Perhaps we should have changed the name of this segment to ‘Off the road’ as it’s simply impossible to talk about the Land Rover Discovery without discussing what it can do when you leave the tarmac behind. Historically this machine is one of the most capable off-road cars ever produced, and the new ‘Disco’ is no different. Thanks to Land Rover’s fancy terrain response system, the 2017 Discovery can get going on practically any surface – and even under it – as it can wade through water up to 90cm deep. If you ever want to launch an expedition, we can’t think of many cars better than this to do it in.
Back on the black stuff, the all-new 2017 Land Rover Discovery feels very good. You can tell that Land Rover has got its SUV refinement nailed down, and with the standard eight-speed automatic gearbox swapping cogs for you, it feels ever so relaxing to drive. The way it handles is no surprise, the new Discovery weighs in at over two tonnes, but in some cases, it’s up to 480kg lighter than the last generation – a phenomenal amount of weight loss. Despite that it’s still a heavy old thing and is best driven at a laid back, slower pace – anything quicker just feels wrong when you get to corners.
The engine line-up consists of a 2.0-litre, four-cylinder 240PS diesel, a 258PS 3.0-litre, six-cylinder diesel engine, and a slightly mad 3.0-litre supercharged six-cylinder petrol engine that puts out 340PS. Why is that petrol engine bonkers? Well, we think you’d be lucky to get 20mpg in it, and the low-down shove that the diesel engines provide is much better suited to the car. Pick the 3.0-litre oil burner, and you might even get 40mpg.
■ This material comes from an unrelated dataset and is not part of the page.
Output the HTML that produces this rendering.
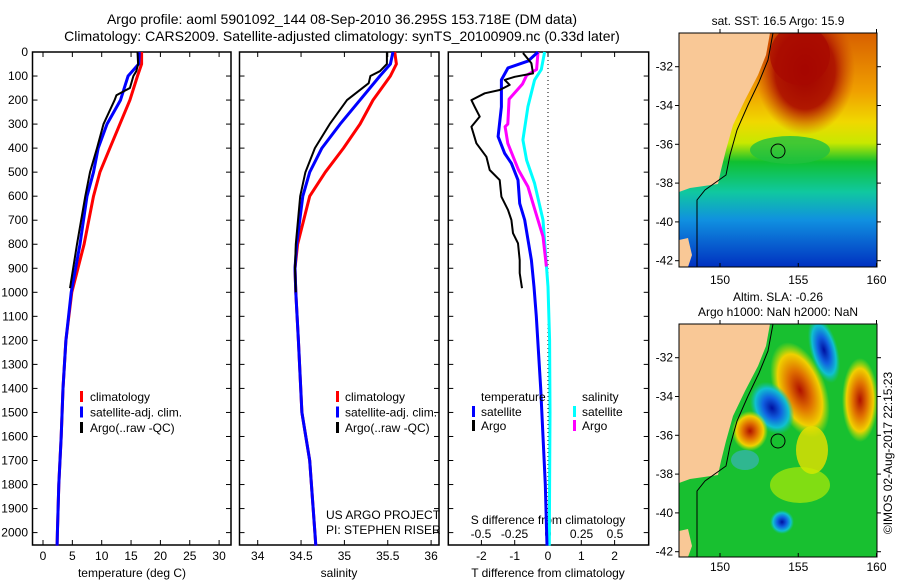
<!DOCTYPE html>
<html><head><meta charset="utf-8"><style>
body{margin:0;background:#fff;}
svg{display:block;font-family:"Liberation Sans",sans-serif;}
</style></head><body>
<svg id="fig" width="900" height="580" viewBox="0 0 900 580">
<text x="342" y="24" font-size="14" text-anchor="middle">Argo profile: aoml 5901092_144 08-Sep-2010 36.295S 153.718E (DM data)</text>
<text x="342" y="41" font-size="14" text-anchor="middle">Climatology: CARS2009. Satellite-adjusted climatology: synTS_20100909.nc (0.33d later)</text>
<g id="p1"></g>
<g id="p2"></g>
<g id="p3"></g>

<defs>
<linearGradient id="sstg" x1="0" y1="0" x2="0" y2="1">
<stop offset="0" stop-color="#d86000"/><stop offset="0.25" stop-color="#f0a000"/><stop offset="0.38" stop-color="#f0d800"/><stop offset="0.47" stop-color="#c8e800"/><stop offset="0.55" stop-color="#10c030"/><stop offset="0.68" stop-color="#10c8a0"/><stop offset="0.8" stop-color="#1090e0"/><stop offset="1" stop-color="#0030c0"/>
</linearGradient>
<clipPath id="c1"><rect x="679" y="33" width="198" height="234"/></clipPath>
<clipPath id="c2"><rect x="679" y="324" width="198" height="233"/></clipPath>
<radialGradient id="rb"><stop offset="0" stop-color="#a00000"/><stop offset="0.6" stop-color="#b01800"/><stop offset="1" stop-color="#c84000" stop-opacity="0"/></radialGradient>
<radialGradient id="org"><stop offset="0" stop-color="#b01000"/><stop offset="0.4" stop-color="#e07000"/><stop offset="0.75" stop-color="#f0d000"/><stop offset="1" stop-color="#c0e800" stop-opacity="0"/></radialGradient>
<radialGradient id="blu"><stop offset="0" stop-color="#0010a0"/><stop offset="0.4" stop-color="#1060e0"/><stop offset="0.75" stop-color="#10c0d0"/><stop offset="1" stop-color="#10c0a0" stop-opacity="0"/></radialGradient>
</defs>
<g clip-path="url(#c1)">
<rect x="679" y="33" width="198" height="234" fill="url(#sstg)"/>
<ellipse cx="805" cy="70" rx="50" ry="65" fill="url(#rb)"/>
<ellipse cx="800" cy="55" rx="30" ry="30" fill="#a80800" opacity="0.7"/>
<ellipse cx="790" cy="150" rx="40" ry="14" fill="#20c040" opacity="0.8"/>
<polygon points="679,33 770,33 766,55 758,75 745,100 733,125 726,150 721,170 718,184 690,188 679,192" fill="#f9c896"/>
<polygon points="679,240 688,238 692,255 688,267 679,267" fill="#f9c896"/>
<polyline points="773,33 768,60 759,82 748,105 737,130 730,155 726,175 705,190 697,200 697,267" fill="none" stroke="#000" stroke-width="1"/>
<circle cx="778" cy="151" r="7" fill="none" stroke="#000" stroke-width="1"/>
</g>
<rect x="679" y="33" width="198" height="234" fill="none" stroke="#000"/>
<text x="778" y="25" font-size="12" text-anchor="middle">sat. SST: 16.5 Argo: 15.9</text>

<g clip-path="url(#c2)">
<rect x="679" y="324" width="198" height="233" fill="#18c030"/>
<ellipse cx="800" cy="390" rx="26" ry="50" fill="url(#org)" transform="rotate(-20 800 390)"/>
<ellipse cx="824" cy="350" rx="14" ry="34" fill="url(#blu)" transform="rotate(-15 824 350)"/>
<ellipse cx="772" cy="408" rx="20" ry="28" fill="url(#blu)" transform="rotate(-30 772 408)"/>
<ellipse cx="750" cy="431" rx="18" ry="20" fill="url(#org)"/>
<ellipse cx="860" cy="400" rx="18" ry="42" fill="url(#org)"/>
<ellipse cx="812" cy="450" rx="16" ry="24" fill="#e8e000" opacity="0.8"/>
<ellipse cx="800" cy="485" rx="30" ry="18" fill="#c8f000" opacity="0.6"/>
<ellipse cx="782" cy="522" rx="12" ry="12" fill="url(#blu)"/>
<ellipse cx="745" cy="460" rx="14" ry="10" fill="#40b0d0" opacity="0.6"/>
<polygon points="679,324 770,324 766,346 758,366 745,391 733,416 726,441 721,461 718,475 690,479 679,483" fill="#f9c896"/>
<polygon points="679,531 688,529 692,546 688,557 679,557" fill="#f9c896"/>
<polyline points="773,324 768,351 759,373 748,396 737,421 730,446 726,466 705,481 697,491 697,557" fill="none" stroke="#000" stroke-width="1"/>
<circle cx="778" cy="441" r="7" fill="none" stroke="#000" stroke-width="1"/>
</g>
<rect x="679" y="324" width="198" height="233" fill="none" stroke="#000"/>
<text x="778" y="301" font-size="12" text-anchor="middle">Altim. SLA: -0.26</text>
<text x="778" y="316" font-size="12" text-anchor="middle">Argo h1000: NaN h2000: NaN</text>
<text x="0" y="0" font-size="12" text-anchor="middle" transform="translate(892,453) rotate(-90)">©IMOS 02-Aug-2017 22:15:23</text>
<g id="maptix"></g>
</svg>
<script>
const tDepthClim = [0,50,100,200,300,400,500,600,800,1000,1200,1400,1600,1800,2000,2054];
const tempClim = [16.8,16.8,16.1,14.8,13.1,11.4,9.7,8.6,7.0,4.9,3.9,3.4,3.1,2.7,2.45,2.4];
const tempSat = [16.4,16.3,14.5,13.2,10.9,9.4,8.6,7.5,6.3,4.8,3.9,3.4,3.1,2.7,2.45,2.4];
const tDepthArgo = [0,50,80,100,150,180,200,300,400,500,600,800,983];
const tempArgo = [16.1,16.2,15.9,15.4,14.8,12.5,12.2,10.3,9.2,8.0,7.2,5.8,4.6];
const sDepthClim = [0,50,100,200,300,400,500,600,800,900,1000,1200,1500,1700,2000,2054];
const salClim = [35.58,35.6,35.53,35.33,35.18,34.99,34.78,34.6,34.46,34.43,34.44,34.47,34.51,34.6,34.66,34.67];
const salSat = [35.56,35.53,35.41,35.18,34.95,34.74,34.6,34.52,34.45,34.43,34.44,34.47,34.51,34.6,34.66,34.67];
const sDepthArgo = [0,50,80,100,130,200,300,400,500,600,800,900,1000];
const salArgo = [35.49,35.49,35.41,35.3,35.28,35.03,34.83,34.66,34.55,34.49,34.44,34.43,34.44];
const dDepthSatT = [0,38,66,116,228,352,422,463,533,630,699,782,866,977,1100,1400,1600,1800,2054];
const dTSat = [-0.3,-0.6,-1.2,-1.4,-1.4,-1.5,-1.3,-1.1,-0.9,-0.85,-0.7,-0.6,-0.5,-0.42,-0.35,-0.22,-0.15,-0.08,-0.03];
const dDepthArgoT = [4,47,89,103,116,137,158,172,200,228,269,311,380,436,491,533,602,657,699,754,796,866,920,983];
const dTArgo = [-0.75,-0.5,-0.45,-1.0,-1.3,-1.15,-1.45,-1.9,-2.3,-2.2,-2.05,-2.3,-2.15,-1.85,-1.75,-1.45,-1.4,-1.2,-1.1,-1.05,-0.9,-0.85,-0.85,-0.78];
const dDepthSatS = [0,73,116,228,366,450,547,699,977,1200,1500,1800,2054];
const dSSat = [-0.025,-0.05,-0.1,-0.15,-0.187,-0.16,-0.1,-0.037,0,0.012,0.015,0.012,0.01];
const dDepthArgoS = [0,73,97,133,196,300,311,380,491,560,671,768,893];
const dSArgo = [-0.075,-0.085,-0.16,-0.19,-0.29,-0.3,-0.32,-0.3,-0.22,-0.15,-0.09,-0.037,-0.012];
const depthTicks = [0,100,200,300,400,500,600,700,800,900,1000,1100,1200,1300,1400,1500,1600,1700,1800,1900,2000];
const tTicks = [0,5,10,15,20,25,30];
const sTicks = [34,34.5,35,35.5,36];
const dtTicks = [-2,-1,0,1,2];
const dsTicks = [-0.5,-0.25,0,0.25,0.5];
const lonTicks = [150,155,160];
const latTicks = [-32,-34,-36,-38,-40,-42];

const NS='http://www.w3.org/2000/svg';
function mk(tag,attrs,parent,txt){const e=document.createElementNS(NS,tag);for(const k in attrs)e.setAttribute(k,attrs[k]);if(txt!==undefined)e.textContent=txt;parent.appendChild(e);return e;}
const Y = d => 52 + d*0.2403;
const TOP=52, BOT=545;
function frame(g,x0,x1,name){
  const r=mk('rect',{x:x0,y:TOP,width:x1-x0,height:BOT-TOP,fill:'none',stroke:'#000','stroke-width':1.5},g);
  
  
  depthTicks.forEach(d=>{mk('line',{x1:x0,x2:x0+5,y1:Y(d),y2:Y(d),stroke:'#000'},g);mk('line',{x1:x1-5,x2:x1,y1:Y(d),y2:Y(d),stroke:'#000'},g);});
}
function series(g,xs,ds,fx,color,w,name){
  const pts=xs.map((v,i)=>fx(v).toFixed(1)+','+Y(ds[i]).toFixed(1)).join(' ');
  const p=mk('polyline',{points:pts,fill:'none',stroke:color,'stroke-width':w,'stroke-linejoin':'round'},g);
  
  
}
function label(g,x,y,t,anchor,size,name){
  const e=mk('text',{x:x,y:y,'font-size':size||12,'text-anchor':anchor||'middle'},g,t);
  
  
}
function xticks(g,ticks,fx,y,fmt,name){
  ticks.forEach(t=>{const x=fx(t);mk('line',{x1:x,x2:x,y1:BOT-5,y2:BOT,stroke:'#000'},g);mk('line',{x1:x,x2:x,y1:TOP,y2:TOP+5,stroke:'#000'},g);label(g,x,y,fmt?fmt(t):String(t),'middle',12,name);});
}
function legBar(g,x,y,color){const b=mk('rect',{x:x,y:y-10,width:3,height:11,fill:color},g);}

const g1=document.getElementById('p1');
const fT=t=>43+5.87*t;
frame(g1,32.5,231,'temperature-frame');
depthTicks.forEach(d=>label(g1,28,Y(d)+4,String(d),'end',12,'depth-tick-label'));
xticks(g1,tTicks,fT,560,null,'temperature-tick-label');
label(g1,132,577,'temperature (deg C)','middle',12,'temperature-axis-title');
series(g1,tempClim,tDepthClim,fT,'#f00',3,'temp-climatology-line');
series(g1,tempSat,tDepthClim,fT,'#00f',3,'temp-satellite-line');
series(g1,tempArgo,tDepthArgo,fT,'#000',2,'temp-argo-line');
[['climatology','#f00'],['satellite-adj. clim.','#00f'],['Argo(..raw -QC)','#000']].forEach((l,i)=>{legBar(g1,80,401+i*15.5,l[1]);label(g1,90,401+i*15.5,l[0],'start',12,'legend-entry');});

const g2=document.getElementById('p2');
const fS=s=>257.7+86.7*(s-34);
frame(g2,239.5,439,'salinity-frame');
xticks(g2,sTicks,fS,560,null,'salinity-tick-label');
label(g2,339,577,'salinity','middle',12,'salinity-axis-title');
series(g2,salClim,sDepthClim,fS,'#f00',3,'sal-climatology-line');
series(g2,salSat,sDepthClim,fS,'#00f',3,'sal-satellite-line');
series(g2,salArgo,sDepthArgo,fS,'#000',2,'sal-argo-line');
[['climatology','#f00'],['satellite-adj. clim.','#00f'],['Argo(..raw -QC)','#000']].forEach((l,i)=>{legBar(g2,336,401+i*15.5,l[1]);label(g2,345,401+i*15.5,l[0],'start',12,'legend-entry');});
label(g2,326,519,'US ARGO PROJECT','start',12,'project-label');
label(g2,326,534,'PI: STEPHEN RISER','start',12,'pi-label');

const g3=document.getElementById('p3');
const fdT=t=>548+33.3*t, fdS=s=>548+134*s;
frame(g3,448.3,648.7,'difference-frame');
mk('line',{x1:548,x2:548,y1:TOP,y2:BOT,stroke:'#000','stroke-dasharray':'1,3'},g3);
xticks(g3,dtTicks,fdT,560,null,'t-diff-tick-label');
dsTicks.forEach(s=>label(g3,fdS(s),538,String(s),'middle',12,'s-diff-tick-label'));
label(g3,548,524,'S difference from climatology','middle',12,'s-diff-axis-title');
label(g3,548,577,'T difference from climatology','middle',12,'t-diff-axis-title');
series(g3,dSSat,dDepthSatS,fdS,'#0ff',3,'sdiff-satellite-line');
series(g3,dSArgo,dDepthArgoS,fdS,'#f0f',3,'sdiff-argo-line');
series(g3,dTSat,dDepthSatT,fdT,'#00f',3,'tdiff-satellite-line');
series(g3,dTArgo,dDepthArgoT,fdT,'#000',2,'tdiff-argo-line');
label(g3,481,401,'temperature','start',12,'legend-title-temperature');
label(g3,582,401,'salinity','start',12,'legend-title-salinity');
legBar(g3,472,416,'#00f');label(g3,481,416,'satellite','start',12,'legend-entry');
legBar(g3,472,430,'#000');label(g3,481,430,'Argo','start',12,'legend-entry');
legBar(g3,573,416,'#0ff');label(g3,582,416,'satellite','start',12,'legend-entry');
legBar(g3,573,430,'#f0f');label(g3,582,430,'Argo','start',12,'legend-entry');

const gm=document.getElementById('maptix');
const fLon=l=>720+(l-150)*15.65;
[[33,267,284],[324,557,571]].forEach(m=>{
  const fLat=la=>m[0]+33.7+(-32-la)*19.4;
  lonTicks.forEach(l=>{const x=fLon(l);mk('line',{x1:x,x2:x,y1:m[1]-4,y2:m[1],stroke:'#000'},gm);mk('line',{x1:x,x2:x,y1:m[0],y2:m[0]-4,stroke:'#000'},gm);label(gm,x,m[2],String(l),'middle',12,'lon-tick-label');});
  latTicks.forEach(la=>{const y=fLat(la);mk('line',{x1:675,x2:679,y1:y,y2:y,stroke:'#000'},gm);mk('line',{x1:877,x2:881,y1:y,y2:y,stroke:'#000'},gm);label(gm,673,y+4,String(la),'end',12,'lat-tick-label');});
});
</script>
</body></html>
Land Rover Discovery interior, design & build
The 2017 Land Rover Discovery has inherited the family face of the Land Rover range which clearly took a lot of inspiration from the Range Rover. In profile, it’s hard to tell the Discovery apart from the Discovery Sport – it’s smaller sibling – but it’s a good looking modern design, and the off-centred registration plate on the back makes it rather distinctive. We can’t say it’s prettier than a Volvo XC90, but it’s not exactly unattractive.
Inside the cabin, there is an abundance of space, and the overall quality is superb – exactly what you’d expect of a modern Land Rover and its luxurious demeanour. With all three rows of seats up, you’ve got a decent amount of room for all occupants. The second row is adjustable to help anybody too tightly enclosed in row three, and even with that third row occupied there’s still 258-litres of load space in the boot. Fold the two seat rows down and you’ve got 2,406-litres of load space, and if you need any more room than that you may want to give Eddie Stobart a ring.
There are no doubts to be had over the build quality of the 2017 Land Rover Discovery. Given what Land Rover build it for, and the challenges some models will face in their lifetimes, it feels like it’s made from granite – albeit a very luxuriously finished piece of granite.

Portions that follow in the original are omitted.